» **TASK PROMPT**
Retype each line of the material exactly, please, skipping any picture in it.

# start of PROVIDED MATERIAL

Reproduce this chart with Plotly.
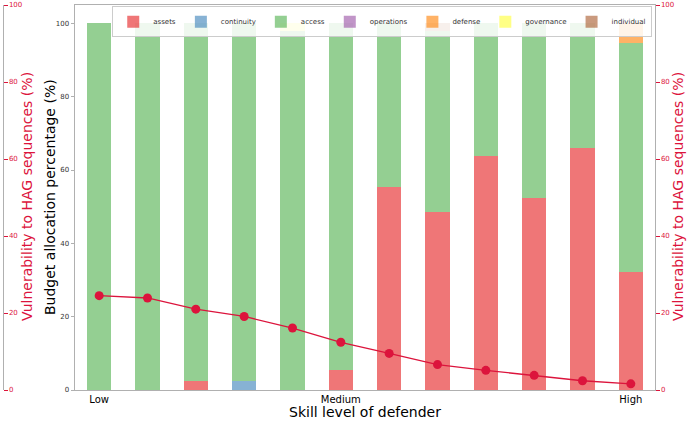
import plotly.graph_objects as go

# ---- data ----
skill_idx = list(range(12))
tick_pos = [0, 5, 11]
tick_text = ["Low", "Medium", "High"]

assets = [0, 0, 2.4, 0, 0, 5.5, 55.5, 48.6, 63.9, 52.5, 66.1, 32.2]
continuity = [0, 0, 0, 2.4, 0, 0, 0, 0, 0, 0, 0, 0]
access = [100, 100, 97.6, 97.6, 98.0, 94.5, 44.5, 49.4, 36.1, 47.5, 33.9, 62.4]
operations = [0] * 12
defense = [0, 0, 0, 0, 0, 0, 0, 0, 0, 0, 0, 5.4]
governance = [0, 0, 0, 0, 2.0, 0, 0, 0, 0, 0, 0, 0]
individual = [0, 0, 0, 0, 0, 0, 0, 2.0, 0, 0, 0, 0]

vulnerability = [24.5, 23.9, 21.0, 19.1, 16.1, 12.4, 9.5, 6.6, 5.1, 3.8, 2.4, 1.6]

series = [
    ("assets", assets, "rgba(228,26,28,0.6)"),
    ("continuity", continuity, "rgba(55,126,184,0.6)"),
    ("access", access, "rgba(77,175,74,0.6)"),
    ("operations", operations, "rgba(152,78,163,0.6)"),
    ("defense", defense, "rgba(255,127,0,0.6)"),
    ("governance", governance, "rgba(255,255,51,0.6)"),
    ("individual", individual, "rgba(166,86,40,0.6)"),
]

CRIMSON = "#DC143C"
SPINE = "#b0b0b0"
FONT = "DejaVu Sans"

fig = go.Figure()
for name, vals, col in series:
    fig.add_trace(go.Bar(x=skill_idx, y=vals, name=name, marker=dict(color=col, line=dict(width=0)),
                         width=0.5, yaxis="y"))

fig.add_trace(go.Scatter(x=skill_idx, y=vulnerability, mode="lines+markers", yaxis="y2",
                         line=dict(color=CRIMSON, width=1.3),
                         marker=dict(color=CRIMSON, size=9), showlegend=False))
fig.add_trace(go.Scatter(x=[None], y=[None], yaxis="y3", showlegend=False, hoverinfo="skip"))

W, H = 695, 423
ml, mr, mt, mb = 3, 2, 5, 33
pw = W - ml - mr
ph = H - mt - mb
x0 = (75 - ml) / pw
x1 = (655 - ml) / pw


def px_x(p):
    return (p - ml) / pw


def px_y(p):
    return (H - mb - p) / ph


common_y = dict(showgrid=False, zeroline=False, automargin=False, showline=True, linecolor=SPINE,
                ticks="outside", ticklen=3.5, tickvals=[0, 20, 40, 60, 80, 100])

fig.update_layout(
    width=W, height=H,
    margin=dict(l=ml, r=mr, t=mt, b=mb),
    paper_bgcolor="white", plot_bgcolor="white",
    barmode="stack",
    font=dict(family=FONT, color="#222"),
    xaxis=dict(domain=[x0, x1], range=[-0.5, 11.5], tickvals=tick_pos, ticktext=tick_text,
               tickfont=dict(size=10, color="black"), ticks="",
               showline=True, linecolor=SPINE, mirror=True, showgrid=False, zeroline=False,
               automargin=False),
    yaxis=dict(range=[0, 105], tickfont=dict(size=7, color="#333"), tickcolor=SPINE, **common_y),
    yaxis2=dict(overlaying="y", side="right", anchor="x", range=[0, 100],
                tickfont=dict(size=7, color=CRIMSON), tickcolor=CRIMSON, **common_y),
    yaxis3=dict(overlaying="y", side="right", anchor="free", position=0, range=[0, 100],
                tickfont=dict(size=7, color=CRIMSON), tickcolor=CRIMSON, **common_y),
    legend=dict(orientation="h", x=x1 - 0.004, xanchor="right", y=0.997, yanchor="top",
                font=dict(size=7, color="#333"), bgcolor="rgba(255,255,255,0.85)",
                bordercolor="#cccccc", borderwidth=1, traceorder="normal", itemwidth=30,
                tracegroupgap=0),
    annotations=[
        dict(text="Skill level of defender", x=px_x(365), y=px_y(411.5), xref="paper", yref="paper",
             showarrow=False, font=dict(size=14, color="black"), xanchor="center", yanchor="middle"),
        dict(text="Budget allocation percentage (%)", x=px_x(50), y=px_y(197), xref="paper", yref="paper",
             showarrow=False, textangle=-90, font=dict(size=14, color="black"),
             xanchor="center", yanchor="middle"),
        dict(text="Vulnerability to HAG sequences (%)", x=px_x(27), y=px_y(197), xref="paper", yref="paper",
             showarrow=False, textangle=-90, font=dict(size=14, color=CRIMSON),
             xanchor="center", yanchor="middle"),
        dict(text="Vulnerability to HAG sequences (%)", x=px_x(678), y=px_y(197), xref="paper", yref="paper",
             showarrow=False, textangle=-90, font=dict(size=14, color=CRIMSON),
             xanchor="center", yanchor="middle"),
    ],
)

fig.write_html("out.html", config={"displayModeBar": False},
               post_script="document.body.style.margin='0';")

# end of PROVIDED MATERIAL

» **EXERCISE RESPONSE**
Reproduce this chart with Plotly.
import plotly.graph_objects as go

# ---- data ----
skill_idx = list(range(12))
tick_pos = [0, 5, 11]
tick_text = ["Low", "Medium", "High"]

assets = [0, 0, 2.4, 0, 0, 5.5, 55.5, 48.6, 63.9, 52.5, 66.1, 32.2]
continuity = [0, 0, 0, 2.4, 0, 0, 0, 0, 0, 0, 0, 0]
access = [100, 100, 97.6, 97.6, 98.0, 94.5, 44.5, 49.4, 36.1, 47.5, 33.9, 62.4]
operations = [0] * 12
defense = [0, 0, 0, 0, 0, 0, 0, 0, 0, 0, 0, 5.4]
governance = [0, 0, 0, 0, 2.0, 0, 0, 0, 0, 0, 0, 0]
individual = [0, 0, 0, 0, 0, 0, 0, 2.0, 0, 0, 0, 0]

vulnerability = [24.5, 23.9, 21.0, 19.1, 16.1, 12.4, 9.5, 6.6, 5.1, 3.8, 2.4, 1.6]

series = [
    ("assets", assets, "rgba(228,26,28,0.6)"),
    ("continuity", continuity, "rgba(55,126,184,0.6)"),
    ("access", access, "rgba(77,175,74,0.6)"),
    ("operations", operations, "rgba(152,78,163,0.6)"),
    ("defense", defense, "rgba(255,127,0,0.6)"),
    ("governance", governance, "rgba(255,255,51,0.6)"),
    ("individual", individual, "rgba(166,86,40,0.6)"),
]

CRIMSON = "#DC143C"
SPINE = "#b0b0b0"
FONT = "DejaVu Sans"

fig = go.Figure()
for name, vals, col in series:
    fig.add_trace(go.Bar(x=skill_idx, y=vals, name=name, marker=dict(color=col, line=dict(width=0)),
                         width=0.5, yaxis="y"))

fig.add_trace(go.Scatter(x=skill_idx, y=vulnerability, mode="lines+markers", yaxis="y2",
                         line=dict(color=CRIMSON, width=1.3),
                         marker=dict(color=CRIMSON, size=9), showlegend=False))
fig.add_trace(go.Scatter(x=[None], y=[None], yaxis="y3", showlegend=False, hoverinfo="skip"))

W, H = 695, 423
ml, mr, mt, mb = 3, 2, 5, 33
pw = W - ml - mr
ph = H - mt - mb
x0 = (75 - ml) / pw
x1 = (655 - ml) / pw


def px_x(p):
    return (p - ml) / pw


def px_y(p):
    return (H - mb - p) / ph


common_y = dict(showgrid=False, zeroline=False, automargin=False, showline=True, linecolor=SPINE,
                ticks="outside", ticklen=3.5, tickvals=[0, 20, 40, 60, 80, 100])

fig.update_layout(
    width=W, height=H,
    margin=dict(l=ml, r=mr, t=mt, b=mb),
    paper_bgcolor="white", plot_bgcolor="white",
    barmode="stack",
    font=dict(family=FONT, color="#222"),
    xaxis=dict(domain=[x0, x1], range=[-0.5, 11.5], tickvals=tick_pos, ticktext=tick_text,
               tickfont=dict(size=10, color="black"), ticks="",
               showline=True, linecolor=SPINE, mirror=True, showgrid=False, zeroline=False,
               automargin=False),
    yaxis=dict(range=[0, 105], tickfont=dict(size=7, color="#333"), tickcolor=SPINE, **common_y),
    yaxis2=dict(overlaying="y", side="right", anchor="x", range=[0, 100],
                tickfont=dict(size=7, color=CRIMSON), tickcolor=CRIMSON, **common_y),
    yaxis3=dict(overlaying="y", side="right", anchor="free", position=0, range=[0, 100],
                tickfont=dict(size=7, color=CRIMSON), tickcolor=CRIMSON, **common_y),
    legend=dict(orientation="h", x=x1 - 0.004, xanchor="right", y=0.997, yanchor="top",
                font=dict(size=7, color="#333"), bgcolor="rgba(255,255,255,0.85)",
                bordercolor="#cccccc", borderwidth=1, traceorder="normal", itemwidth=30,
                tracegroupgap=0),
    annotations=[
        dict(text="Skill level of defender", x=px_x(365), y=px_y(411.5), xref="paper", yref="paper",
             showarrow=False, font=dict(size=14, color="black"), xanchor="center", yanchor="middle"),
        dict(text="Budget allocation percentage (%)", x=px_x(50), y=px_y(197), xref="paper", yref="paper",
             showarrow=False, textangle=-90, font=dict(size=14, color="black"),
             xanchor="center", yanchor="middle"),
        dict(text="Vulnerability to HAG sequences (%)", x=px_x(27), y=px_y(197), xref="paper", yref="paper",
             showarrow=False, textangle=-90, font=dict(size=14, color=CRIMSON),
             xanchor="center", yanchor="middle"),
        dict(text="Vulnerability to HAG sequences (%)", x=px_x(678), y=px_y(197), xref="paper", yref="paper",
             showarrow=False, textangle=-90, font=dict(size=14, color=CRIMSON),
             xanchor="center", yanchor="middle"),
    ],
)

fig.write_html("out.html", config={"displayModeBar": False},
               post_script="document.body.style.margin='0';")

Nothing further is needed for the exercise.